Aus diesem Grunde darf derjenige, der die eigene Selbstbestimmung zur Gesundheit übt, sich nicht den Emotionen preisgeben, die sich vonseiten des erschöpften Körpers spiegeln. Er muss sich jeden Tag neue beziehungsvolle Schritte vornehmen, sich aufrichten und Themeninhalte bearbeiten, Kommunikation aufsuchen und sich somit in seinen Emotionen überwinden.

Die aktive Ausrichtung zu einer Beziehungsaufnahme und am besten zu einem einigermaßen anschaulichen Thema, fördert gerade jene Kräfte, die die Wirbelsäule ganz automatisch zum Aufrichten mobilisieren. Wenn sich jemand ertappt, kein Interesse in sich selbst vorzufinden, so muss er sich dennoch zu Beziehung und Interesse, zu bewusster Wahrnehmung verschiedener Phänomene und zu Anteilnahme an den Mitmenschen erziehen. Nicht auf den Körper mit all seinen emotionalen Auf- und Niedergängen sollte deshalb der Übende hören, sondern sich Ziele setzen, die über die Launen von Sympathie und Antipathie, von Gewinn und Verlust hinausgehen. Eine schöne Beziehungssphäre eröffnet sich durch längere Aufmerksamkeit zu den Mitmenschen oder zu Themen, die gemeinsam erarbeitet werden.
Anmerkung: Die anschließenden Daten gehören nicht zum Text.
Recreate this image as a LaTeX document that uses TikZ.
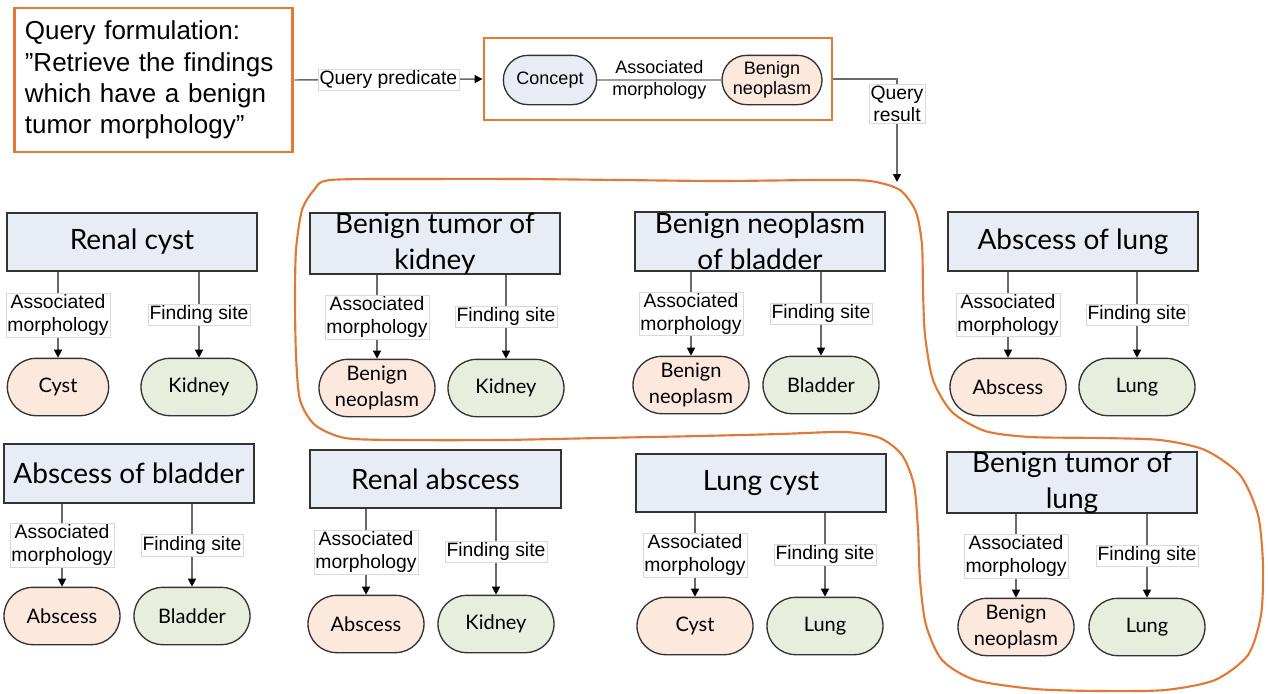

In einem depressiven Gestimmtsein fällt die Kontaktaufnahme mit den Sinnen und mit der gesamten gedanklich orientierten Wahrnehmungsfähigkeit
schwer. Dennoch sollte sich der Mensch dazu erziehen, dass er nicht in diesen Stimmungen bleibt.
Foto: L. Franken

„Ich bin eben depressiv.“ Viele Menschen geben sich leider mit diesen Diagnosen zufrieden und richten sich dadurch nicht mehr zu nächsten Zielen, die gerade aber heilsam sein könnten, auf. Man kann sich die Frage stellen: Überlasse ich mich den Gefühlen oder richte ich mich zu einer bewussten Aktivität, zur Beziehungsaufnahme oder thematischen Auseinandersetzung auf?
Foto: L. Franken

Der Zusammenhang von dem mittleren Wirbelsäulenabschnitt zur Augenpartie und zu einem offenen Gesicht lässt sich deutlich studieren. Wenn die Mitte einknickt, leidet auch die mentale Offenheit.
Zeichnung Angeika Gigauri


Anmerkungen

Anmerkungen
1 Nach einer Studie an 1000 Studierenden in Deutschland leiden heute bereits bis zu 55 % der Studenten an Rückenbeschwerden. Die Diagnosen von Depressionen sind ebenfalls von verblüffendem Anstieg. Siehe: Pressemitteilung der TK (abgerufen am 1.6.2024.)
2 Das Sammeln von Reserven mag wohl als Reaktion auf die so häufig auftretende Erschöpfung notwendig erscheinen. Indem man aber Kräfte zurückhält, die eigentlich sinnvoll eingesetzt werden könnten, und indem man gesunden Lebens- Entwicklungsanforderungen ausweicht, kann auf längere Sicht kein günstiger und freudiger Aufbau von Lebenskräften stattfinden. Man beschwert sich mit den Reserven zunehmend selbst und begibt sich mit diesen in eine Art inneres Gefängnis.